Mary remained in La Porte and became a teacher for black children while attending classes at Prairie View Normal College during the summers. In 1915, she became one of the first two black agents for the Texas Agricultural Extension Service when the agency established a separate service for black people in Texas. It was headquartered at Prairie View Normal College. As a home demonstration agent, Hunter traveled the state teaching nutrition, health,, and home economics to community groups and low-income families. Later, she became a trainer for other agents and wrote a county agents' training guide. Under her supervision, the program grew to twenty-three agents and nearly 30,000 female club members. Because of her public speaking and domestic education projects, she was in high demand for presentations to women of all races. She accepted invitations to white women on the condition that the audiences be racially integrated.
Hunter was noted for her efforts to promote home improvement and home ownership among black communities in Texas. Mary Hunter was noted for her efforts to promote home improvement and home ownership among blacks in Texas. She also coordinated a campaign for them to purchase land cooperatively for campgrounds. As an advocate of adult education, she fostered the Rural and Town Pastors' Short Courses, annual conferences where regional black leaders presented lectures.

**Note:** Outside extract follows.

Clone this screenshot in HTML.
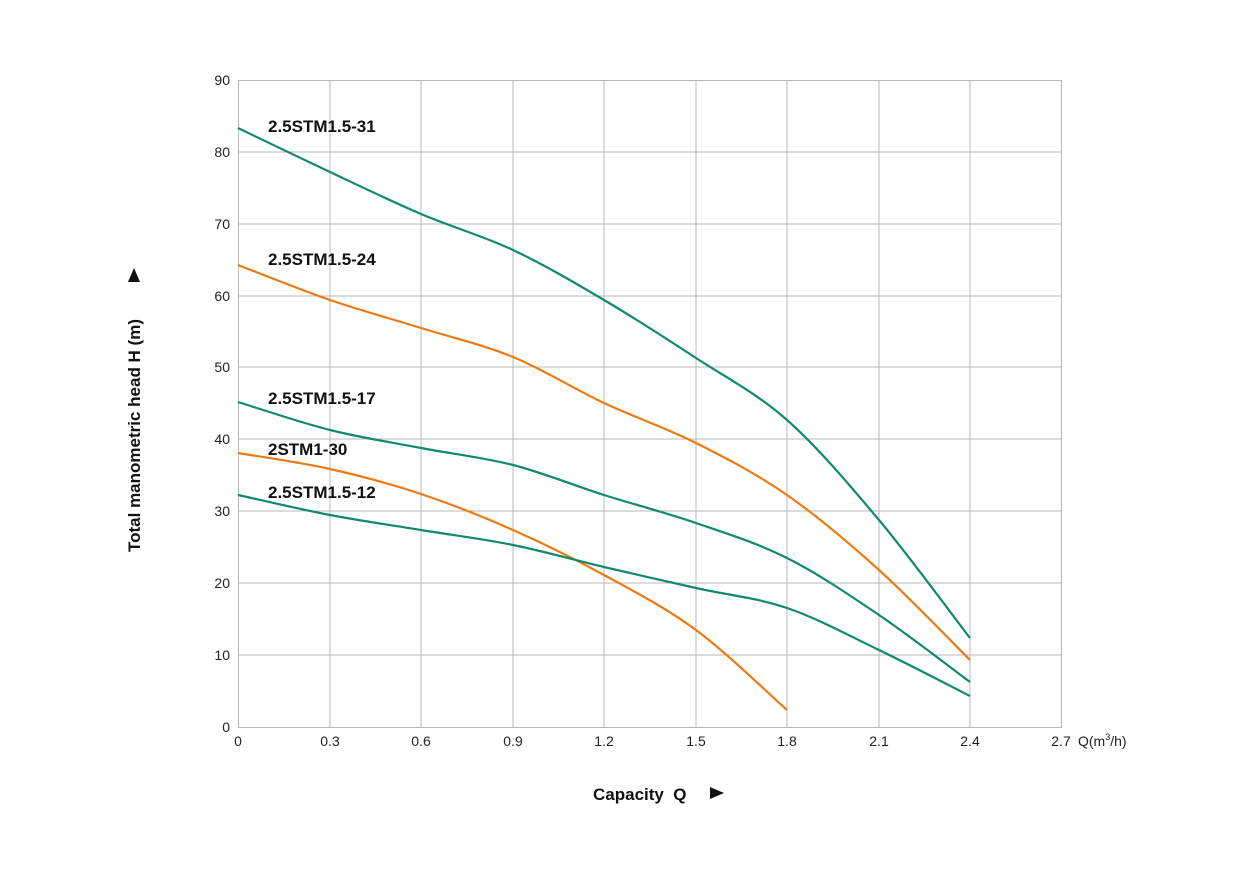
<!DOCTYPE html>
<html><head><meta charset="utf-8">
<style>
html,body{margin:0;padding:0;background:#fff;}
svg{display:block;font-family:"Liberation Sans",sans-serif;}
</style></head>
<body>
<svg id="s" width="1237" height="879" viewBox="0 0 1237 879" xmlns="http://www.w3.org/2000/svg">
<g stroke="#b8b8b8" stroke-width="1" fill="none">
<rect x="238.5" y="80.5" width="823" height="647"/>
<line x1="330" y1="80" x2="330" y2="727"/><line x1="421" y1="80" x2="421" y2="727"/>
<line x1="513" y1="80" x2="513" y2="727"/><line x1="604" y1="80" x2="604" y2="727"/>
<line x1="696" y1="80" x2="696" y2="727"/><line x1="787" y1="80" x2="787" y2="727"/>
<line x1="879" y1="80" x2="879" y2="727"/><line x1="970" y1="80" x2="970" y2="727"/>
<line x1="238" y1="152" x2="1061" y2="152"/><line x1="238" y1="224" x2="1061" y2="224"/>
<line x1="238" y1="296" x2="1061" y2="296"/><line x1="238" y1="367" x2="1061" y2="367"/>
<line x1="238" y1="439" x2="1061" y2="439"/><line x1="238" y1="511" x2="1061" y2="511"/>
<line x1="238" y1="583" x2="1061" y2="583"/><line x1="238" y1="655" x2="1061" y2="655"/>
</g>
<g font-size="14" fill="#222" text-anchor="end">
<text x="230" y="85">90</text><text x="230" y="157">80</text><text x="230" y="229">70</text>
<text x="230" y="301">60</text><text x="230" y="372">50</text><text x="230" y="444">40</text>
<text x="230" y="516">30</text><text x="230" y="588">20</text><text x="230" y="660">10</text>
<text x="230" y="732">0</text>
</g>
<g font-size="14" fill="#222" text-anchor="middle">
<text x="238" y="746">0</text><text x="330" y="746">0.3</text><text x="421" y="746">0.6</text>
<text x="513" y="746">0.9</text><text x="604" y="746">1.2</text><text x="696" y="746">1.5</text>
<text x="787" y="746">1.8</text><text x="879" y="746">2.1</text><text x="970" y="746">2.4</text>
<text x="1061" y="746">2.7</text>
</g>
<text x="1078" y="746" font-size="14" fill="#222">Q(m<tspan font-size="9" dy="-6">3</tspan><tspan dy="6">/h)</tspan></text>
<text x="593" y="800" font-size="17" font-weight="bold" fill="#111">Capacity&#160; Q</text>
<polygon points="710,787 724,793 710,799" fill="#111"/>
<text transform="translate(140,552) rotate(-90)" font-size="17" font-weight="bold" fill="#111">Total manometric head H (m)</text>
<polygon points="128,282 134,268 140,282" fill="#111"/>
<g font-size="17" font-weight="bold" fill="#111">
<text x="268" y="132">2.5STM1.5-31</text>
<text x="268" y="265">2.5STM1.5-24</text>
<text x="268" y="404">2.5STM1.5-17</text>
<text x="268" y="455">2STM1-30</text>
<text x="268" y="498">2.5STM1.5-12</text>
</g>
<g id="curves" fill="none" stroke-width="2.2"></g>
</svg>
<script>
var G="#12896b",O="#ec7a12";
var data=[
[G,[[238,128],[330,172],[421,214],[513,250],[604,300],[696,358],[787,420],[879,520],[970,638]]],
[O,[[238,265],[330,300],[421,328],[513,357],[604,403],[696,443],[787,495],[879,570],[970,660]]],
[G,[[238,402],[330,430],[421,448],[513,465],[604,495],[696,523],[787,558],[879,615],[970,682]]],
[O,[[238,453],[330,469],[421,494],[513,530],[604,575],[696,630],[787,710]]],
[G,[[238,495],[330,515],[421,530],[513,545],[604,567],[696,588],[787,608],[879,650],[970,696]]]
];
var g=document.getElementById("curves");
data.forEach(function(d){
 var p=d[1],s="M"+p[0][0]+","+p[0][1];
 for(var i=0;i<p.length-1;i++){
  var p0=p[i-1]||p[i],p1=p[i],p2=p[i+1],p3=p[i+2]||p2;
  var c1=[p1[0]+(p2[0]-p0[0])/6,p1[1]+(p2[1]-p0[1])/6];
  var c2=[p2[0]-(p3[0]-p1[0])/6,p2[1]-(p3[1]-p1[1])/6];
  s+=" C"+c1+" "+c2+" "+p2;
 }
 var e=document.createElementNS("http://www.w3.org/2000/svg","path");
 e.setAttribute("d",s);e.setAttribute("stroke",d[0]);g.appendChild(e);
});
</script>
</body></html>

Hunter was the secretary of the Texas branch of the Commission on Interracial Cooperation. She was also active in the Texas Federation of Colored Women's Clubs. While there, she wrote the 1927 legislation authorizing establishment of the state training school for delinquent black girls, which became the Crockett State School.
While running all of these campaigns, Hunter completed her B.S. at Prairie View College in 1926 and her M.S. in Home Economics Education at Iowa State College in 1931. Her thesis was titled, “The effects of Home Economics training on the practices of black families in Texas”.
She died in Petersburg on March 4, 1967 and was buried in Blandford Cemetery.
She became the first black person appointed to the board of directors of St. Philip's Junior College in San Antonio.
In 1931, she moved to Petersburg, Virginia to direct the Home Economics program at Virginia State College for Negroes. She increased the emphasis of the program on research. She also helped to establish the graduate division of the program.
She retired from Virginia State College in 1954.